Toen ik het schoolgebouw binnenstapte, voelde het een beetje alsof ik een bibliotheek zonder boeken binnen wandelde; het voelde leeg, te leeg. De scholen zijn gesloten. En we weten allemaal waarom. Al snel kwam ik tot de conclusie dat een school zonder leerlingen echt saai is. Waar ik leerlingen nog weleens wil smeken hun volume wat aan te passen aan de grootte van het lokaal, miste ik nu de stemmen. Afstanden van anderhalve meter werden bewaakt, het knopje bij het koffiezetapparaat werd na elke beurt gereinigd, handen werden vaker gewassen dan op een ‘gewone’ schooldag, een jarige collega werd met een knikje gefeliciteerd en ik kon de deur niet galant voor een van mijn collega’s openhouden, omdat er stoelen waren opgesteld die de verschillende klapdeuren in onze school al openhielden.

Vandaag waren we alleen met docenten op school om te spreken over onderwijs op afstand. Leerlingen mogen dan wel thuis zitten, maar hebben natuurlijk geen vakantie. U kent docenten of u kent ze niet, maar ik kan u een ding zeggen: er wordt met enige regelmaat gediscussieerd en elke afweging wordt serieus genomen. Zo ook vandaag. Op welke manier gaan we het thuisonderwijs vormgeven? Hoe kunnen we zo min mogelijk afwijken van de jaarplanning? Is Magister in deze periode nog steeds leidend voor de leerlingen? Wat als leerlingen hun boeken nog op school hebben liggen? En hoe gaan we de toetsing vormgeven?

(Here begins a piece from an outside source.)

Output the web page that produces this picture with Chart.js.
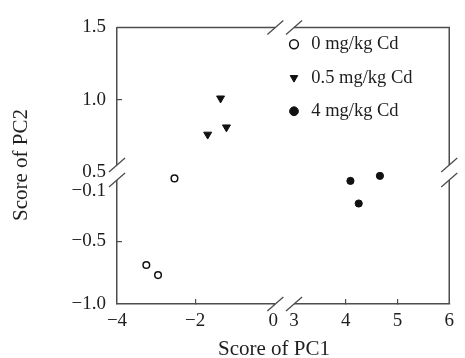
<!DOCTYPE html>
<html>
<head>
<meta charset="utf-8">
<script src="https://cdn.jsdelivr.net/npm/chart.js@4.4.1/dist/chart.umd.min.js"></script>
<style>
  html, body { margin: 0; padding: 0; background: #fff; }
  #wrap { position: relative; width: 465px; height: 358px; }
</style>
</head>
<body>
<div id="wrap"><canvas id="pcaChart"></canvas></div>
<script>
// legend / axis texts
const seriesLabels = ['0 mg/kg Cd', '0.5 mg/kg Cd', '4 mg/kg Cd'];
const xTitle = 'Score of PC1';
const yTitle = 'Score of PC2';

// PC scores
const pc1Cd0 = [-2.53, -3.25, -2.95];
const pc2Cd0 = [0.0, -0.69, -0.77];
const pc1Cd05 = [-1.35, -1.2, -1.68];
const pc2Cd05 = [1.01, 0.81, 0.76];
const pc1Cd4 = [4.09, 4.66, 4.25];
const pc2Cd4 = [-0.02, 0.02, -0.2];

// broken axes : left + right part of PC1, upper + lower part of PC2
const xTicksLeft = [-4, -2, 0];
const xTicksRight = [3, 4, 5, 6];
const yTicksUpper = [0.5, 1.0, 1.5];
const yTicksLower = [-1.0, -0.5, -0.1];

const axisColor = '#4d4d4d';
const textColor = '#1e1e1e';
const serif = '"Liberation Serif", "Times New Roman", serif';

Chart.defaults.font.family = serif;
Chart.defaults.font.size = 18;
Chart.defaults.color = textColor;

const toPoints = (xs, ys) => xs.map((x, i) => ({x: x, y: ys[i]}));

const minusFmt = (v, digits) => (v < 0 ? '\u2212' : '') + Math.abs(v).toFixed(digits);

// no tick mark at the ends of a segment (they sit on the break / corner)
const innerTicksOnly = list => c =>
  (c.tick && (c.tick.value === list[0] || c.tick.value === list[list.length - 1])) ? 'rgba(0,0,0,0)' : axisColor;

function segmentAxis(position, stack, weight, stackWeight, min, max, tickList, digits, pad) {
  return {
    type: 'linear',
    position: position,
    stack: stack,
    weight: weight,
    stackWeight: stackWeight,
    min: min,
    max: max,
    afterBuildTicks: s => { s.ticks = tickList.map(v => ({value: v})); },
    afterFit: s => {
      if (position === 'left') { s.width = 117; } else { s.height = 54; }
    },
    ticks: {
      autoSkip: false,
      maxRotation: 0,
      padding: pad,
      color: textColor,
      font: {size: 19},
      callback: v => minusFmt(v, digits)
    },
    grid: {
      drawOnChartArea: false,
      drawTicks: true,
      tickLength: -5,
      lineWidth: 1.2,
      color: innerTicksOnly(tickList)
    },
    border: {display: true, color: axisColor, width: 1.5}
  };
}

// frame, axis breaks, axis titles, legend placement
const brokenAxes = {
  id: 'brokenAxes',
  afterLayout(chart) {
    const lg = chart.legend;
    if (!lg) return;
    lg.left = 271;
    lg.right = lg.left + lg.width;
    lg.top = 20;
  },
  afterDraw(chart) {
    const {ctx, chartArea: a, scales} = chart;
    ctx.save();
    ctx.strokeStyle = axisColor;
    ctx.lineWidth = 1.5;
    ctx.beginPath();
    ctx.moveTo(a.left, a.top);
    ctx.lineTo(a.right, a.top);
    ctx.lineTo(a.right, a.bottom);
    ctx.stroke();

    const gx1 = scales.xLeft.right + 2;
    const gx2 = scales.xRight.getPixelForValue(3);
    const gy = scales.yUpper.bottom;
    const gy1 = gy - 7, gy2 = gy + 8;
    ctx.fillStyle = '#fff';
    [a.top, a.bottom].forEach(y => ctx.fillRect(gx1, y - 2, gx2 - gx1, 4));
    [a.left, a.right].forEach(x => ctx.fillRect(x - 2, gy1, 4, gy2 - gy1));

    ctx.lineWidth = 1.3;
    const slash = (cx, cy) => {
      ctx.beginPath();
      ctx.moveTo(cx - 8, cy + 7);
      ctx.lineTo(cx + 8, cy - 7);
      ctx.stroke();
    };
    [gx1, gx2].forEach(x => { slash(x, a.top); slash(x, a.bottom); });
    [gy1, gy2].forEach(y => { slash(a.left, y); slash(a.right, y); });

    ctx.fillStyle = textColor;
    ctx.font = '21px ' + serif;
    ctx.textAlign = 'center';
    ctx.textBaseline = 'alphabetic';
    ctx.fillText(xTitle, 274, 355);
    ctx.translate(27, 165);
    ctx.rotate(-Math.PI / 2);
    ctx.fillText(yTitle, 0, 0);
    ctx.restore();
  }
};

const config = {
  type: 'scatter',
  data: {
    datasets: [
      {
        label: seriesLabels[0],
        data: toPoints(pc1Cd0, pc2Cd0),
        xAxisID: 'xLeft', yAxisID: 'yLower',
        pointStyle: 'circle', pointRadius: 3.3,
        backgroundColor: '#fff', borderColor: '#111', borderWidth: 1.5
      },
      {
        label: seriesLabels[1],
        data: toPoints(pc1Cd05, pc2Cd05),
        xAxisID: 'xLeft', yAxisID: 'yUpper',
        pointStyle: 'triangle', pointRotation: 180, pointRadius: 4.6,
        backgroundColor: '#111', borderColor: '#111', borderWidth: 1
      },
      {
        label: seriesLabels[2],
        data: toPoints(pc1Cd4, pc2Cd4),
        xAxisID: 'xRight', yAxisID: 'yLower',
        pointStyle: 'circle', pointRadius: 3.6,
        backgroundColor: '#111', borderColor: '#111', borderWidth: 1
      }
    ]
  },
  options: {
    responsive: true,
    maintainAspectRatio: false,
    animation: false,
    events: [],
    layout: {padding: {top: 23, right: 8, bottom: 0, left: 0}},
    scales: {
      xLeft: segmentAxis('bottom', 'pc1', 1, 160, -4, 0, xTicksLeft, 0, 11),
      xRight: segmentAxis('bottom', 'pc1', 2, 180, 2.6, 6, xTicksRight, 0, 11),
      yUpper: segmentAxis('left', 'pc2', 2, 147, 0.5, 1.5, yTicksUpper, 1, 16),
      yLower: segmentAxis('left', 'pc2', 1, 134, -1.0, 0.05, yTicksLower, 1, 16)
    },
    plugins: {
      title: {display: false},
      tooltip: {enabled: false},
      legend: {
        position: 'chartArea',
        align: 'start',
        labels: {
          usePointStyle: true,
          boxWidth: 16,
          boxHeight: 6.2,
          padding: 15,
          color: textColor,
          font: {size: 18.5}
        }
      }
    }
  },
  plugins: [brokenAxes]
};

new Chart(document.getElementById('pcaChart'), config);
</script>
</body>
</html>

Er kan gesteld worden dat we vandaag achter de schermen hard bezig zijn geweest voor onze leerlingen. Dat doe ik met alle liefde, maar ik hoop niet dat dit weken gaat duren. Ik ben en blijf toch docent en wil het liefste voor de klas staan. Laten we daarom met elkaar navolgen wat ons opgelegd is om te doen, zodat de scholen hopelijk weer snel open zullen gaan en ik de vraag of ik met de auto of de fiets naar school ben gekomen weer netjes kan verantwoorden.